:: Exercise ::
Can you output the material exactly as written, minus any pictures it holds?

>> BEGIN

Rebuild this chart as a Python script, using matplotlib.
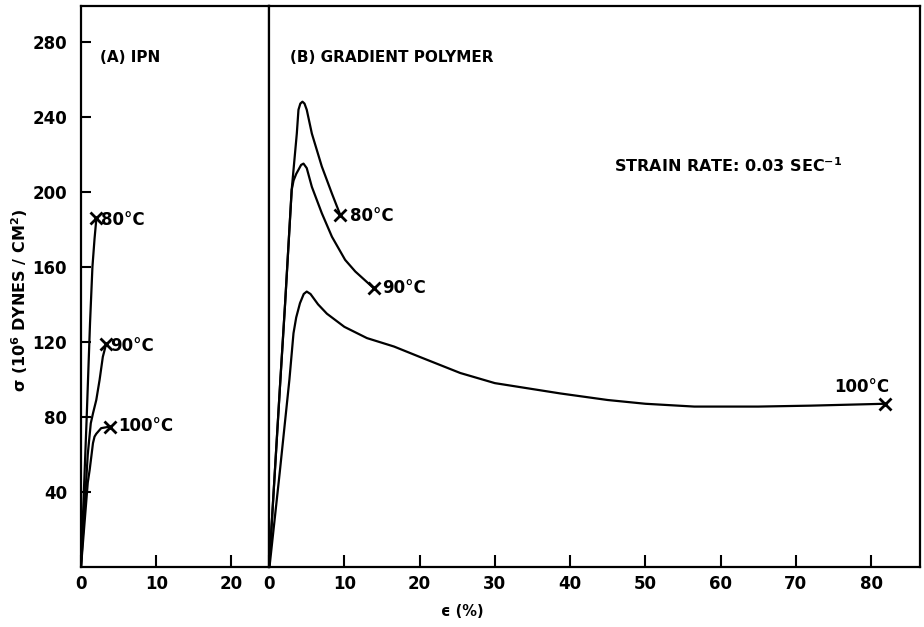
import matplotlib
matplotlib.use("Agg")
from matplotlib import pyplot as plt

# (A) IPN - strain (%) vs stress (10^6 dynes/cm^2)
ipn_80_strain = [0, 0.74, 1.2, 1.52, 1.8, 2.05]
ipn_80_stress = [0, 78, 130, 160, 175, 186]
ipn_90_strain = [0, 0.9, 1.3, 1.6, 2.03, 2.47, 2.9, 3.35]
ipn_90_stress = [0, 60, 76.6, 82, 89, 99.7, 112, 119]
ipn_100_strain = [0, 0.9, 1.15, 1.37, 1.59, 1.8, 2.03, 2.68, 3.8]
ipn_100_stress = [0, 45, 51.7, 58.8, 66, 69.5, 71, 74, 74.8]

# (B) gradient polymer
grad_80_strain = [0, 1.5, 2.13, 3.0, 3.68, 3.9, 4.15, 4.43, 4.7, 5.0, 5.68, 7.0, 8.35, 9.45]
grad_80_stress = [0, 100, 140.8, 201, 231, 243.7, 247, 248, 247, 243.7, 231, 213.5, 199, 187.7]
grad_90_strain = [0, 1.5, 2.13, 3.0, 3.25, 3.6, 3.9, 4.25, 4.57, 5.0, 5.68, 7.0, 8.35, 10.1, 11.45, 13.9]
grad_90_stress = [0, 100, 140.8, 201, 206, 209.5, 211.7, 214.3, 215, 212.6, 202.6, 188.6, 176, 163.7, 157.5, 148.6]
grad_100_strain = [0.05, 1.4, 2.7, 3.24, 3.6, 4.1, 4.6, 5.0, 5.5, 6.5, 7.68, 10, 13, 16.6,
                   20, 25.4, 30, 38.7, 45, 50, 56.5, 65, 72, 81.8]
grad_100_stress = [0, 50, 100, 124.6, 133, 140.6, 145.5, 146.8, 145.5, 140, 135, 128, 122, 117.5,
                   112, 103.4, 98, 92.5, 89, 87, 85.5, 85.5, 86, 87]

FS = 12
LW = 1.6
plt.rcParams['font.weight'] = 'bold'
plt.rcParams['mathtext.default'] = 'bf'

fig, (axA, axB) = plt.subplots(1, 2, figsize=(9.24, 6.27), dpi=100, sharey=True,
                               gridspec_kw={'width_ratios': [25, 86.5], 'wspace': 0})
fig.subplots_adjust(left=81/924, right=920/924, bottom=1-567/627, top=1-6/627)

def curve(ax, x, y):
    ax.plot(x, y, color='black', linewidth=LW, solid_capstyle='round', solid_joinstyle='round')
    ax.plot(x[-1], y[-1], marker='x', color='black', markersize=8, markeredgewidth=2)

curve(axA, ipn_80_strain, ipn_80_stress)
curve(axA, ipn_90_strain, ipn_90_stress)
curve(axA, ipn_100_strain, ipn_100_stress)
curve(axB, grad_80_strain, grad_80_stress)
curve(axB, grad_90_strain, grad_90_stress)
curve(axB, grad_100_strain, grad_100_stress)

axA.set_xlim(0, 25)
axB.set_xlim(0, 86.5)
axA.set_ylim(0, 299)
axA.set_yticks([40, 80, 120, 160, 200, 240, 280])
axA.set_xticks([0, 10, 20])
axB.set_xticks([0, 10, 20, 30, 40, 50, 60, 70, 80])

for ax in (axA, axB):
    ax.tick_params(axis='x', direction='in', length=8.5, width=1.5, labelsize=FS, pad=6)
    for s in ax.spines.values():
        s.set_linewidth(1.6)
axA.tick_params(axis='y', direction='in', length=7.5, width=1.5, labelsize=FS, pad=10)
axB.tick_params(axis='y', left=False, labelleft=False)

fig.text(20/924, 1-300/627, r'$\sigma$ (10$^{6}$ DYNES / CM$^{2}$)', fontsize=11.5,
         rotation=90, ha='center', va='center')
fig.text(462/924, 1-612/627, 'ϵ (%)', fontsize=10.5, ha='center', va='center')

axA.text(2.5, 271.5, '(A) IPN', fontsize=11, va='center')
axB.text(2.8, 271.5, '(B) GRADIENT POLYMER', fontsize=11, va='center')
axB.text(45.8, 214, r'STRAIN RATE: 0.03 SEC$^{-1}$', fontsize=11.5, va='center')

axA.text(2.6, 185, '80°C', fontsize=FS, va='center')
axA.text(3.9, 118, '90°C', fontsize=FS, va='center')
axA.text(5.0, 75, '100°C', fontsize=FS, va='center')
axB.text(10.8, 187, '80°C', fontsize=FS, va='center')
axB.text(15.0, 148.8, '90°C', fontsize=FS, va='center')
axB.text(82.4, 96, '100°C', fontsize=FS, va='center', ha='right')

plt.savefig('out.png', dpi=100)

>> END

:: Task answer ::
Rebuild this chart as a Python script, using matplotlib.
import matplotlib
matplotlib.use("Agg")
from matplotlib import pyplot as plt

# (A) IPN - strain (%) vs stress (10^6 dynes/cm^2)
ipn_80_strain = [0, 0.74, 1.2, 1.52, 1.8, 2.05]
ipn_80_stress = [0, 78, 130, 160, 175, 186]
ipn_90_strain = [0, 0.9, 1.3, 1.6, 2.03, 2.47, 2.9, 3.35]
ipn_90_stress = [0, 60, 76.6, 82, 89, 99.7, 112, 119]
ipn_100_strain = [0, 0.9, 1.15, 1.37, 1.59, 1.8, 2.03, 2.68, 3.8]
ipn_100_stress = [0, 45, 51.7, 58.8, 66, 69.5, 71, 74, 74.8]

# (B) gradient polymer
grad_80_strain = [0, 1.5, 2.13, 3.0, 3.68, 3.9, 4.15, 4.43, 4.7, 5.0, 5.68, 7.0, 8.35, 9.45]
grad_80_stress = [0, 100, 140.8, 201, 231, 243.7, 247, 248, 247, 243.7, 231, 213.5, 199, 187.7]
grad_90_strain = [0, 1.5, 2.13, 3.0, 3.25, 3.6, 3.9, 4.25, 4.57, 5.0, 5.68, 7.0, 8.35, 10.1, 11.45, 13.9]
grad_90_stress = [0, 100, 140.8, 201, 206, 209.5, 211.7, 214.3, 215, 212.6, 202.6, 188.6, 176, 163.7, 157.5, 148.6]
grad_100_strain = [0.05, 1.4, 2.7, 3.24, 3.6, 4.1, 4.6, 5.0, 5.5, 6.5, 7.68, 10, 13, 16.6,
                   20, 25.4, 30, 38.7, 45, 50, 56.5, 65, 72, 81.8]
grad_100_stress = [0, 50, 100, 124.6, 133, 140.6, 145.5, 146.8, 145.5, 140, 135, 128, 122, 117.5,
                   112, 103.4, 98, 92.5, 89, 87, 85.5, 85.5, 86, 87]

FS = 12
LW = 1.6
plt.rcParams['font.weight'] = 'bold'
plt.rcParams['mathtext.default'] = 'bf'

fig, (axA, axB) = plt.subplots(1, 2, figsize=(9.24, 6.27), dpi=100, sharey=True,
                               gridspec_kw={'width_ratios': [25, 86.5], 'wspace': 0})
fig.subplots_adjust(left=81/924, right=920/924, bottom=1-567/627, top=1-6/627)

def curve(ax, x, y):
    ax.plot(x, y, color='black', linewidth=LW, solid_capstyle='round', solid_joinstyle='round')
    ax.plot(x[-1], y[-1], marker='x', color='black', markersize=8, markeredgewidth=2)

curve(axA, ipn_80_strain, ipn_80_stress)
curve(axA, ipn_90_strain, ipn_90_stress)
curve(axA, ipn_100_strain, ipn_100_stress)
curve(axB, grad_80_strain, grad_80_stress)
curve(axB, grad_90_strain, grad_90_stress)
curve(axB, grad_100_strain, grad_100_stress)

axA.set_xlim(0, 25)
axB.set_xlim(0, 86.5)
axA.set_ylim(0, 299)
axA.set_yticks([40, 80, 120, 160, 200, 240, 280])
axA.set_xticks([0, 10, 20])
axB.set_xticks([0, 10, 20, 30, 40, 50, 60, 70, 80])

for ax in (axA, axB):
    ax.tick_params(axis='x', direction='in', length=8.5, width=1.5, labelsize=FS, pad=6)
    for s in ax.spines.values():
        s.set_linewidth(1.6)
axA.tick_params(axis='y', direction='in', length=7.5, width=1.5, labelsize=FS, pad=10)
axB.tick_params(axis='y', left=False, labelleft=False)

fig.text(20/924, 1-300/627, r'$\sigma$ (10$^{6}$ DYNES / CM$^{2}$)', fontsize=11.5,
         rotation=90, ha='center', va='center')
fig.text(462/924, 1-612/627, 'ϵ (%)', fontsize=10.5, ha='center', va='center')

axA.text(2.5, 271.5, '(A) IPN', fontsize=11, va='center')
axB.text(2.8, 271.5, '(B) GRADIENT POLYMER', fontsize=11, va='center')
axB.text(45.8, 214, r'STRAIN RATE: 0.03 SEC$^{-1}$', fontsize=11.5, va='center')

axA.text(2.6, 185, '80°C', fontsize=FS, va='center')
axA.text(3.9, 118, '90°C', fontsize=FS, va='center')
axA.text(5.0, 75, '100°C', fontsize=FS, va='center')
axB.text(10.8, 187, '80°C', fontsize=FS, va='center')
axB.text(15.0, 148.8, '90°C', fontsize=FS, va='center')
axB.text(82.4, 96, '100°C', fontsize=FS, va='center', ha='right')

plt.savefig('out.png', dpi=100)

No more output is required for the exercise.